Although Van Ness had a difficult childhood, in the season four episode in which he returns to his home town of Quincy, Illinois, to makeover his arts teacher Cathy Dooley, he appears overjoyed to be back.
As a former member of the high school cheerleading team, he joins the current team in a performance for students who cheer him on.
But he told The Guardian that while Dooley was one of the teachers who made him feel comfortable, the episode did not tell the whole story.
He said that weeks before the Queer Eye cast came to Quincy, permission slips for parents to sign to allow their children to be on camera caused protests, organised by a local pastor who was also a “family friend.”

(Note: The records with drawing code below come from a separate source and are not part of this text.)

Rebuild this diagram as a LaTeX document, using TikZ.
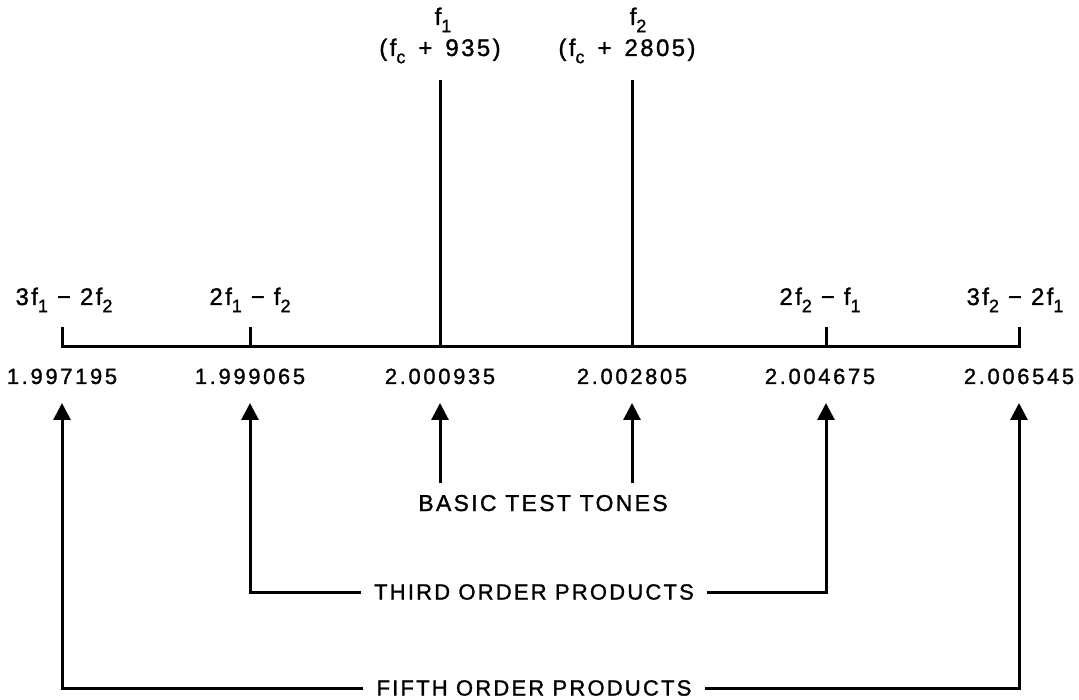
\documentclass[tikz,border=0pt]{standalone}
\usepackage{fontspec}
\setmainfont{Liberation Sans}[FakeBold=1.2]
\newfontfamily\lblfont{Liberation Sans}[LetterSpace=10,FakeBold=1.2]
\newfontfamily\numfont{Liberation Sans}[LetterSpace=12,FakeBold=1.2]
\usetikzlibrary{arrows.meta}
\newcommand\sbs[1]{\raisebox{-0.3em}{\fontsize{18}{18}\selectfont #1}}
\newcommand\mn{\hspace{9pt}−\hspace{9pt}}
\newcommand\pl{\hspace{13pt}+\hspace{13pt}}
\tikzset{
  ln/.style={line width=3pt, line cap=butt, line join=miter},
  arr/.style={ln, -{Triangle[length=17pt,width=17pt]}},
  formula/.style={font=\lblfont\fontsize{24}{28}\selectfont, inner sep=0pt, anchor=base},
  numlbl/.style={font=\numfont\fontsize{22}{26}\selectfont, inner sep=0pt, anchor=base},
  caption/.style={font=\lblfont\fontsize{22}{26}\selectfont, inner xsep=13pt, inner ysep=0pt},
}
\begin{document}
\begin{tikzpicture}[x=1pt,y=-1pt]
\path (0,0) rectangle (1079,700);
% axis
\coordinate (t1) at (62,347);
\coordinate (t2) at (250,347);
\coordinate (t3) at (440,347);
\coordinate (t4) at (632,347);
\coordinate (t5) at (826,347);
\coordinate (t6) at (1019,347);
\coordinate (u1) at (62,327);
\coordinate (u2) at (250,327);
\coordinate (u3) at (440,80);
\coordinate (u4) at (632,80);
\coordinate (u5) at (826,327);
\coordinate (u6) at (1019,327);
\draw[ln] (u1) -- (t1) -- (t6) -- (u6);
\draw[ln] (t2) -- (u2);
\draw[ln] (t3) -- (u3);
\draw[ln] (t4) -- (u4);
\draw[ln] (t5) -- (u5);
% top labels
\node[formula] (f1) at (443,25) {f\sbs{1}};
\node[formula] (f1c) at (440,56) {(f\sbs{c}\pl 935)};
\node[formula] (f2) at (638,25) {f\sbs{2}};
\node[formula] (f2c) at (627,56) {(f\sbs{c}\pl 2805)};
% tick labels
\node[formula] (p1) at (64,305) {3f\sbs{1}\mn 2f\sbs{2}};
\node[formula] (p2) at (250,305) {2f\sbs{1}\mn f\sbs{2}};
\node[formula] (p5) at (820,305) {2f\sbs{2}\mn f\sbs{1}};
\node[formula] (p6) at (1015,305) {3f\sbs{2}\mn 2f\sbs{1}};
% numbers
\node[numlbl] (n1) at (62,384) {1.997195};
\node[numlbl] (n2) at (250,384) {1.999065};
\node[numlbl] (n3) at (440,384) {2.000935};
\node[numlbl] (n4) at (632,384) {2.002805};
\node[numlbl] (n5) at (820,384) {2.004675};
\node[numlbl] (n6) at (1019,384) {2.006545};
% arrow tips
\coordinate (a1) at (62,403);
\coordinate (a2) at (250,403);
\coordinate (a3) at (440,403);
\coordinate (a4) at (632,403);
\coordinate (a5) at (826,403);
\coordinate (a6) at (1019,403);
\coordinate (b3) at (440,483);
\coordinate (b4) at (632,483);
% captions
\node[font=\lblfont\fontsize{23}{26}\selectfont, inner sep=0pt, anchor=base] (basic) at (543,511) {BASIC TEST TONES};
\node[caption] (third) at (534,592) {THIRD ORDER PRODUCTS};
\node[caption] (fifth) at (534,688) {FIFTH ORDER PRODUCTS};
\draw[arr] (b3) -- (a3);
\draw[arr] (b4) -- (a4);
\draw[arr] (third.west) -| (a2);
\draw[arr] (third.east) -| (a5);
\draw[arr] (fifth.west) -| (a1);
\draw[arr] (fifth.east) -| (a6);
\end{tikzpicture}
\end{document}
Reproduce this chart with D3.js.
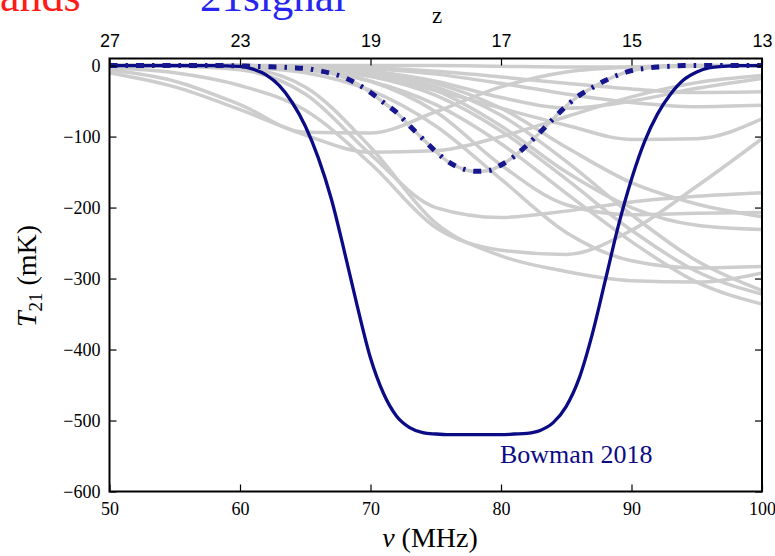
<!DOCTYPE html>
<html>
<head>
<meta charset="utf-8">
<script src="https://cdn.jsdelivr.net/npm/d3@7"></script>
<style>
  html, body { margin: 0; padding: 0; background: #ffffff; }
  svg { display: block; }
</style>
</head>
<body>
<svg id="chart" width="775" height="556"></svg>
<script>
// ---- axis ticks and labels ----
const nuTicks = [50, 60, 70, 80, 90, 100];
const zLabels = ["27", "23", "19", "17", "15", "13"];
const tempTicks = [-600, -500, -400, -300, -200, -100, 0];

// ---- frequency grids (MHz) ----
const nuFine = d3.range(50, 101, 1);
const nuCoarse = [50, 55, 60, 65, 70, 75, 80, 85, 90, 95, 100];

// ---- Bowman et al. 2018 absorption profile (mK), 1 MHz steps ----
const bowman2018 = [
  0, 0, 0, 0, 0, 0, 0, 0, 0, -0.5,
  -1, -5, -13, -28, -52, -85, -130, -188, -262, -340,
  -412, -462, -494, -510, -517, -519, -520, -520, -520, -520,
  -520, -519, -518, -514, -503, -480, -440, -378, -302, -225,
  -160, -107, -68, -40, -20, -9, -3, -1, 0, 0, 0
];

// ---- standard 21-cm model (mK), 1 MHz steps ----
const standardModel = [
  0, 0, 0, 0, 0, 0, 0, 0, 0, 0,
  -0.5, -1, -1.5, -2, -3, -4, -7, -11, -17, -26,
  -38, -52, -66, -85, -103, -121, -136, -145, -149, -148,
  -140, -128, -112, -94, -75, -57, -42, -31, -21, -13,
  -7, -4, -2, -1, 0, 0, 0, 0, 0, 0, 0
];

// ---- alternative models (mK), 5 MHz steps ----
const modelFlat   = [0, 0, 0, 0, 0, 0, -1, -2, -2, -1, 0];
const modelEarlyA = [-6, -22, -55, -94, -95, -65, -30, -9, -2, 0, 0];
const modelEarlyB = [-10, -30, -62, -98, -122, -120, -100, -72, -44, -24, -14];
const modelBroadA = [-3, -10, -28, -63, -138, -228, -260, -266, -232, -170, -103];
const modelBroadB = [0, 0, -3, -30, -115, -222, -268, -290, -303, -305, -292];
const modelMidA   = [0, -1, -6, -40, -125, -200, -214, -205, -192, -184, -179];
const modelLateA  = [0, 0, -1, -4, -15, -35, -60, -84, -104, -103, -75];
const modelLateB  = [0, 0, 0, -1, -3, -8, -16, -25, -33, -38, -37];
const modelLateC  = [0, 0, 0, -1, -4, -12, -25, -40, -52, -58, -56];
const modelMidB   = [0, 0, 0, -2, -8, -22, -45, -60, -50, -32, -18];
const modelDeepA  = [0, 0, -2, -10, -35, -85, -160, -235, -275, -285, -283];
const modelDeepB  = [0, 0, -1, -6, -22, -55, -110, -180, -248, -305, -336];
const modelDeepC  = [0, 0, -1, -4, -15, -42, -92, -160, -232, -290, -322];
const modelDeepD  = [0, 0, 0, -3, -10, -30, -70, -135, -210, -275, -317];
const modelMidC   = [0, 0, -1, -5, -22, -65, -140, -196, -210, -208, -207];
const modelMidD   = [0, 0, 0, -3, -12, -35, -85, -150, -200, -225, -231];
const modelMidE   = [0, 0, 0, -2, -8, -25, -60, -115, -165, -195, -213];

const grayModels = [
  modelFlat, modelEarlyA, modelEarlyB, modelBroadA, modelBroadB, modelMidA,
  modelLateA, modelLateB, modelLateC, modelMidB, modelDeepA, modelDeepB,
  modelDeepC, modelDeepD, modelMidC, modelMidD, modelMidE
];

// ---- layout ----
const plot = { left: 109.5, right: 762, top: 58.5, bottom: 491.5 };

const svg = d3.select("#chart");

const x = d3.scaleLinear().domain([50, 100]).range([plot.left, plot.right]);
const y = d3.scaleLinear().domain([-600, 10]).range([plot.bottom, plot.top]);

svg.append("defs").append("clipPath").attr("id", "plotClip")
  .append("rect")
  .attr("x", plot.left).attr("y", plot.top)
  .attr("width", plot.right - plot.left).attr("height", plot.bottom - plot.top);

const serif = "'Liberation Serif', 'Times New Roman', serif";
const sans = "'Liberation Sans', Arial, Helvetica, sans-serif";

// ---- heading text running off the top edge ----
svg.append("text")
  .attr("x", 0).attr("y", 11)
  .attr("font-family", serif).attr("font-size", 44)
  .attr("fill", "#ff1a1a")
  .text("ands");
svg.append("text")
  .attr("x", 200).attr("y", 11)
  .attr("font-family", serif).attr("font-size", 43)
  .attr("fill", "#2626f0")
  .text("21signal");

// ---- curves ----
const curves = svg.append("g").attr("clip-path", "url(#plotClip)");

const coarseLine = d3.line()
  .x((d, i) => x(nuCoarse[i]))
  .y(d => y(d))
  .curve(d3.curveMonotoneX);

const fineLine = d3.line()
  .x((d, i) => x(nuFine[i]))
  .y(d => y(d))
  .curve(d3.curveMonotoneX);

curves.selectAll("path.model")
  .data(grayModels)
  .join("path")
  .attr("class", "model")
  .attr("d", coarseLine)
  .attr("fill", "none")
  .attr("stroke", "#cdcdcd")
  .attr("stroke-width", 3.5)
  .attr("stroke-linecap", "round");

// standard model drawn in gray underneath its dash-dot overlay
curves.append("path")
  .datum(standardModel)
  .attr("d", fineLine)
  .attr("fill", "none")
  .attr("stroke", "#cdcdcd")
  .attr("stroke-width", 3.5);

curves.append("path")
  .datum(bowman2018)
  .attr("d", fineLine)
  .attr("fill", "none")
  .attr("stroke", "#0b0b86")
  .attr("stroke-width", 3.3)
  .attr("stroke-linejoin", "round");

curves.append("path")
  .datum(standardModel)
  .attr("d", fineLine)
  .attr("fill", "none")
  .attr("stroke", "#16168e")
  .attr("stroke-width", 5)
  .attr("stroke-dasharray", "8,8,2.5,8");

// ---- axes ----
function styleAxis(g, family) {
  g.select(".domain").remove();
  g.selectAll(".tick line").attr("stroke", "#000").attr("stroke-width", 1.2);
  g.selectAll(".tick text")
    .attr("font-family", family)
    .attr("font-size", 18)
    .attr("fill", "#000");
}

svg.append("g")
  .attr("transform", `translate(0,${plot.bottom})`)
  .call(d3.axisBottom(x).tickValues(nuTicks).tickSize(-7).tickPadding(11).tickFormat(d3.format("d")))
  .call(g => styleAxis(g, serif));

svg.append("g")
  .attr("transform", `translate(0,${plot.top})`)
  .call(d3.axisTop(x).tickValues(nuTicks).tickSize(-7).tickPadding(12)
    .tickFormat((d, i) => zLabels[i]))
  .call(g => styleAxis(g, sans));

svg.append("g")
  .attr("transform", `translate(${plot.left},0)`)
  .call(d3.axisLeft(y).tickValues(tempTicks).tickSize(-7).tickPadding(9).tickFormat(d3.format("d")))
  .call(g => styleAxis(g, serif));

svg.append("g")
  .attr("transform", `translate(${plot.right},0)`)
  .call(d3.axisRight(y).tickValues(tempTicks).tickSize(-7).tickFormat(""))
  .call(g => styleAxis(g, serif));

// plot frame
svg.append("rect")
  .attr("x", plot.left).attr("y", plot.top)
  .attr("width", plot.right - plot.left).attr("height", plot.bottom - plot.top)
  .attr("fill", "none").attr("stroke", "#000").attr("stroke-width", 2);

// ---- axis titles ----
svg.append("text")
  .attr("x", 437).attr("y", 23)
  .attr("text-anchor", "middle")
  .attr("font-family", serif).attr("font-size", 23)
  .text("z");

const xTitle = svg.append("text")
  .attr("x", 430).attr("y", 547)
  .attr("text-anchor", "middle")
  .attr("font-family", serif).attr("font-size", 28);
xTitle.append("tspan").attr("font-style", "italic").text("ν");
xTitle.append("tspan").text(" (MHz)");

const yTitle = svg.append("text")
  .attr("transform", "translate(36,276) rotate(-90)")
  .attr("text-anchor", "middle")
  .attr("font-family", serif).attr("font-size", 28);
yTitle.append("tspan").attr("font-style", "italic").text("T");
yTitle.append("tspan").attr("font-size", 19).attr("dy", 6).text("21");
yTitle.append("tspan").attr("dy", -6).text(" (mK)");

// ---- series annotation ----
svg.append("text")
  .attr("x", 500).attr("y", 463)
  .attr("font-family", serif).attr("font-size", 26)
  .attr("fill", "#0b0b86")
  .text("Bowman 2018");
</script>
</body>
</html>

Van Ness said: “He sent a letter to the newspaper that blasted the normalisation of LGBTQ culture, and said we should not be rolling out the welcome mats at a public school.
“It was just a really nasty letter. This was someone who was like a family friend, someone I’d known for a very long time.
“I don’t think we’ve come as far as I wished and hoped that we had.”
Jonathan Van Ness wants to “humanise and normalise” living with HIV
When Van Ness came out as HIV-positive yesterday (September 21) in an interview with The New York Times, adding that it was an important issue to talk about because the Trump administration helps stigma “thrive.”
He told The Guardian: “It occurred to me: what if everything I’ve ever been through was preparing me for this moment – to be strong enough to share this, and to share it on my own terms.
“Part of that for me is to process what’s happened, but the bigger part is that I wanted to do something to move the conversation forward in a meaningful way around HIV/AIDS, and what it is to live with HIV, and to humanise and normalise a lot of the things I talk about.”